* _Work to complete_: Pictures do not belong in your copy. Repeat all the other data exactly.

* _Collected material_:

══════════

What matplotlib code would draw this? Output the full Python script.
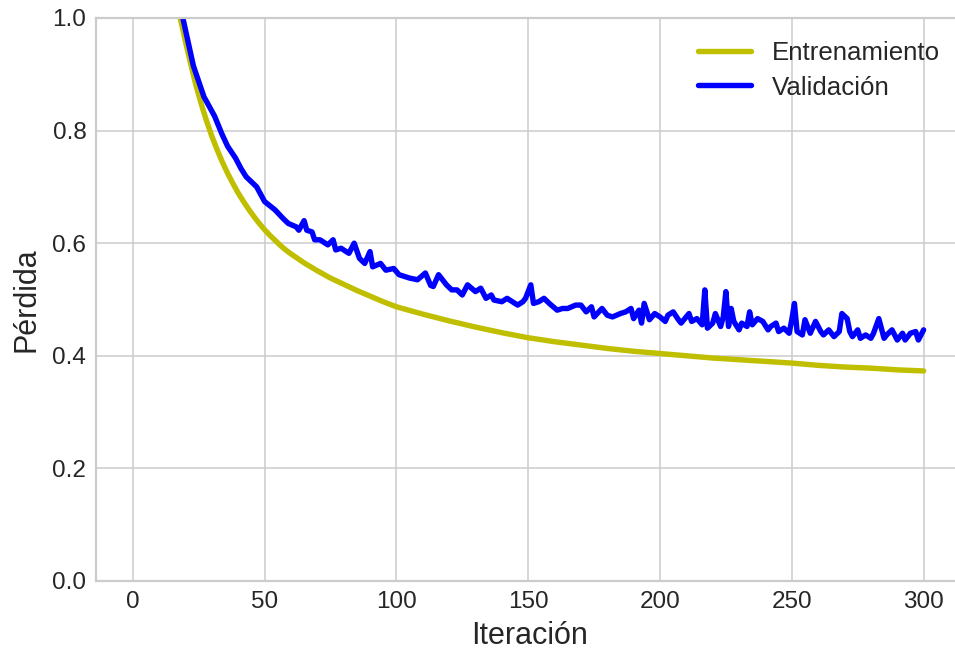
import matplotlib
matplotlib.use("Agg")
import matplotlib.pyplot as plt

# Training loss (smooth curve), sampled iterations
train_iter = [1, 5, 10, 12, 14, 16, 18, 20, 22, 24, 26, 28, 30, 32, 34, 36, 38,
              40, 42, 44, 46, 48, 50, 52, 54, 56, 58, 60, 65, 70, 75, 80, 85, 90,
              95, 100, 110, 120, 130, 140, 150, 160, 170, 180, 190, 200, 210, 220,
              230, 240, 250, 260, 270, 280, 290, 300]
train_loss = [1.8, 1.45, 1.21, 1.15, 1.095, 1.045, 1.000, 0.958, 0.918, 0.880,
              0.847, 0.817, 0.790, 0.766, 0.744, 0.724, 0.706, 0.689, 0.674, 0.660,
              0.647, 0.635, 0.624, 0.614, 0.605, 0.596, 0.588, 0.581, 0.565, 0.551,
              0.538, 0.527, 0.516, 0.506, 0.496, 0.487, 0.474, 0.462, 0.451, 0.441,
              0.432, 0.425, 0.419, 0.413, 0.408, 0.404, 0.400, 0.396, 0.393, 0.390,
              0.387, 0.383, 0.380, 0.378, 0.375, 0.373]

# Validation loss (noisy curve)
val_iter = [1, 5, 10, 15, 19, 23, 27, 31, 34, 36, 39, 41, 43, 47, 50, 54, 57, 59,
            62, 63, 65, 66, 68, 69, 71, 74, 76, 77, 79, 82, 84, 86, 88, 90, 91, 94,
            96, 99, 101, 105, 108, 111, 113, 114, 116, 119, 121, 123, 125, 127, 130,
            132, 134, 136, 137, 140, 142, 144, 146, 148, 149, 151, 152, 154, 156,
            158, 161, 163, 165, 168, 170, 172, 174, 175, 178, 180, 182, 185, 187,
            189, 190, 192, 193, 194, 196, 198, 200, 202, 203, 205, 207, 208, 211,
            212, 214, 216, 217, 218, 220, 221, 223, 224, 225, 226, 227, 228, 230,
            231, 233, 234, 235, 237, 239, 241, 242, 244, 245, 247, 249, 250, 251,
            252, 254, 255, 257, 259, 261, 262, 264, 266, 268, 269, 271, 272, 273,
            275, 276, 278, 280, 281, 283, 285, 286, 288, 290, 292, 293, 295, 297,
            298, 300]
val_loss = [2.0, 1.5, 1.25, 1.09, 1.0, 0.915, 0.860, 0.826, 0.792, 0.772, 0.751,
            0.733, 0.718, 0.700, 0.674, 0.659, 0.644, 0.635, 0.629, 0.623, 0.640,
            0.623, 0.620, 0.606, 0.606, 0.597, 0.606, 0.588, 0.591, 0.582, 0.600,
            0.573, 0.564, 0.585, 0.558, 0.564, 0.552, 0.555, 0.544, 0.538, 0.535,
            0.547, 0.525, 0.523, 0.544, 0.526, 0.517, 0.517, 0.508, 0.526, 0.514,
            0.520, 0.502, 0.508, 0.499, 0.496, 0.502, 0.496, 0.490, 0.496, 0.502,
            0.526, 0.493, 0.496, 0.502, 0.493, 0.481, 0.484, 0.484, 0.490, 0.490,
            0.478, 0.487, 0.469, 0.484, 0.472, 0.469, 0.475, 0.478, 0.484, 0.466,
            0.481, 0.458, 0.493, 0.464, 0.475, 0.469, 0.461, 0.472, 0.478, 0.464,
            0.458, 0.475, 0.461, 0.466, 0.455, 0.517, 0.449, 0.458, 0.475, 0.452,
            0.469, 0.514, 0.452, 0.484, 0.461, 0.446, 0.458, 0.452, 0.478, 0.455,
            0.466, 0.461, 0.446, 0.452, 0.458, 0.443, 0.449, 0.440, 0.464, 0.493,
            0.443, 0.437, 0.464, 0.440, 0.461, 0.443, 0.437, 0.446, 0.434, 0.443,
            0.475, 0.466, 0.443, 0.434, 0.446, 0.431, 0.437, 0.431, 0.440, 0.466,
            0.431, 0.437, 0.446, 0.428, 0.440, 0.428, 0.440, 0.443, 0.428, 0.446]

x_ticks = [0, 50, 100, 150, 200, 250, 300]
y_ticks = [0.0, 0.2, 0.4, 0.6, 0.8, 1.0]

plt.rcParams["font.family"] = ["Liberation Sans", "DejaVu Sans"]

fig = plt.figure(figsize=(9.55, 6.53), dpi=100)
ax = fig.add_axes([0.1005, 0.1103, 0.9079, 0.8622])

ax.plot(train_iter, train_loss, color="#bfbf00", lw=3.9, label="Entrenamiento",
        solid_capstyle="round", solid_joinstyle="round")
ax.plot(val_iter, val_loss, color="#0000ff", lw=3.9, label="Validación",
        solid_joinstyle="round", solid_capstyle="round")

ax.set_xlim(-13.95, 314.95)
ax.set_ylim(0, 1.0)
ax.set_xticks(x_ticks)
ax.set_yticks(y_ticks)
ax.set_yticklabels([f"{v:.1f}" for v in y_ticks])

ax.grid(True, color="#cccccc", lw=1.1)
ax.set_axisbelow(True)
for s in ax.spines.values():
    s.set_color("#cccccc")
    s.set_linewidth(1.6)

ax.tick_params(axis="both", length=0, labelsize=17.5, colors="#262626", pad=7)
ax.set_xlabel("Iteración", fontsize=22, color="#262626", labelpad=6)
ax.set_ylabel("Pérdida", fontsize=22, color="#262626", labelpad=8)

leg = ax.legend(loc="upper right", fontsize=18.6, frameon=False,
                handlelength=2.05, handletextpad=0.8, labelspacing=0.4)
for t in leg.get_texts():
    t.set_color("#262626")

fig.savefig("out.png", dpi=100)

══════════

* _Answer to the task_:
What matplotlib code would draw this? Output the full Python script.
import matplotlib
matplotlib.use("Agg")
import matplotlib.pyplot as plt

# Training loss (smooth curve), sampled iterations
train_iter = [1, 5, 10, 12, 14, 16, 18, 20, 22, 24, 26, 28, 30, 32, 34, 36, 38,
              40, 42, 44, 46, 48, 50, 52, 54, 56, 58, 60, 65, 70, 75, 80, 85, 90,
              95, 100, 110, 120, 130, 140, 150, 160, 170, 180, 190, 200, 210, 220,
              230, 240, 250, 260, 270, 280, 290, 300]
train_loss = [1.8, 1.45, 1.21, 1.15, 1.095, 1.045, 1.000, 0.958, 0.918, 0.880,
              0.847, 0.817, 0.790, 0.766, 0.744, 0.724, 0.706, 0.689, 0.674, 0.660,
              0.647, 0.635, 0.624, 0.614, 0.605, 0.596, 0.588, 0.581, 0.565, 0.551,
              0.538, 0.527, 0.516, 0.506, 0.496, 0.487, 0.474, 0.462, 0.451, 0.441,
              0.432, 0.425, 0.419, 0.413, 0.408, 0.404, 0.400, 0.396, 0.393, 0.390,
              0.387, 0.383, 0.380, 0.378, 0.375, 0.373]

# Validation loss (noisy curve)
val_iter = [1, 5, 10, 15, 19, 23, 27, 31, 34, 36, 39, 41, 43, 47, 50, 54, 57, 59,
            62, 63, 65, 66, 68, 69, 71, 74, 76, 77, 79, 82, 84, 86, 88, 90, 91, 94,
            96, 99, 101, 105, 108, 111, 113, 114, 116, 119, 121, 123, 125, 127, 130,
            132, 134, 136, 137, 140, 142, 144, 146, 148, 149, 151, 152, 154, 156,
            158, 161, 163, 165, 168, 170, 172, 174, 175, 178, 180, 182, 185, 187,
            189, 190, 192, 193, 194, 196, 198, 200, 202, 203, 205, 207, 208, 211,
            212, 214, 216, 217, 218, 220, 221, 223, 224, 225, 226, 227, 228, 230,
            231, 233, 234, 235, 237, 239, 241, 242, 244, 245, 247, 249, 250, 251,
            252, 254, 255, 257, 259, 261, 262, 264, 266, 268, 269, 271, 272, 273,
            275, 276, 278, 280, 281, 283, 285, 286, 288, 290, 292, 293, 295, 297,
            298, 300]
val_loss = [2.0, 1.5, 1.25, 1.09, 1.0, 0.915, 0.860, 0.826, 0.792, 0.772, 0.751,
            0.733, 0.718, 0.700, 0.674, 0.659, 0.644, 0.635, 0.629, 0.623, 0.640,
            0.623, 0.620, 0.606, 0.606, 0.597, 0.606, 0.588, 0.591, 0.582, 0.600,
            0.573, 0.564, 0.585, 0.558, 0.564, 0.552, 0.555, 0.544, 0.538, 0.535,
            0.547, 0.525, 0.523, 0.544, 0.526, 0.517, 0.517, 0.508, 0.526, 0.514,
            0.520, 0.502, 0.508, 0.499, 0.496, 0.502, 0.496, 0.490, 0.496, 0.502,
            0.526, 0.493, 0.496, 0.502, 0.493, 0.481, 0.484, 0.484, 0.490, 0.490,
            0.478, 0.487, 0.469, 0.484, 0.472, 0.469, 0.475, 0.478, 0.484, 0.466,
            0.481, 0.458, 0.493, 0.464, 0.475, 0.469, 0.461, 0.472, 0.478, 0.464,
            0.458, 0.475, 0.461, 0.466, 0.455, 0.517, 0.449, 0.458, 0.475, 0.452,
            0.469, 0.514, 0.452, 0.484, 0.461, 0.446, 0.458, 0.452, 0.478, 0.455,
            0.466, 0.461, 0.446, 0.452, 0.458, 0.443, 0.449, 0.440, 0.464, 0.493,
            0.443, 0.437, 0.464, 0.440, 0.461, 0.443, 0.437, 0.446, 0.434, 0.443,
            0.475, 0.466, 0.443, 0.434, 0.446, 0.431, 0.437, 0.431, 0.440, 0.466,
            0.431, 0.437, 0.446, 0.428, 0.440, 0.428, 0.440, 0.443, 0.428, 0.446]

x_ticks = [0, 50, 100, 150, 200, 250, 300]
y_ticks = [0.0, 0.2, 0.4, 0.6, 0.8, 1.0]

plt.rcParams["font.family"] = ["Liberation Sans", "DejaVu Sans"]

fig = plt.figure(figsize=(9.55, 6.53), dpi=100)
ax = fig.add_axes([0.1005, 0.1103, 0.9079, 0.8622])

ax.plot(train_iter, train_loss, color="#bfbf00", lw=3.9, label="Entrenamiento",
        solid_capstyle="round", solid_joinstyle="round")
ax.plot(val_iter, val_loss, color="#0000ff", lw=3.9, label="Validación",
        solid_joinstyle="round", solid_capstyle="round")

ax.set_xlim(-13.95, 314.95)
ax.set_ylim(0, 1.0)
ax.set_xticks(x_ticks)
ax.set_yticks(y_ticks)
ax.set_yticklabels([f"{v:.1f}" for v in y_ticks])

ax.grid(True, color="#cccccc", lw=1.1)
ax.set_axisbelow(True)
for s in ax.spines.values():
    s.set_color("#cccccc")
    s.set_linewidth(1.6)

ax.tick_params(axis="both", length=0, labelsize=17.5, colors="#262626", pad=7)
ax.set_xlabel("Iteración", fontsize=22, color="#262626", labelpad=6)
ax.set_ylabel("Pérdida", fontsize=22, color="#262626", labelpad=8)

leg = ax.legend(loc="upper right", fontsize=18.6, frameon=False,
                handlelength=2.05, handletextpad=0.8, labelspacing=0.4)
for t in leg.get_texts():
    t.set_color("#262626")

fig.savefig("out.png", dpi=100)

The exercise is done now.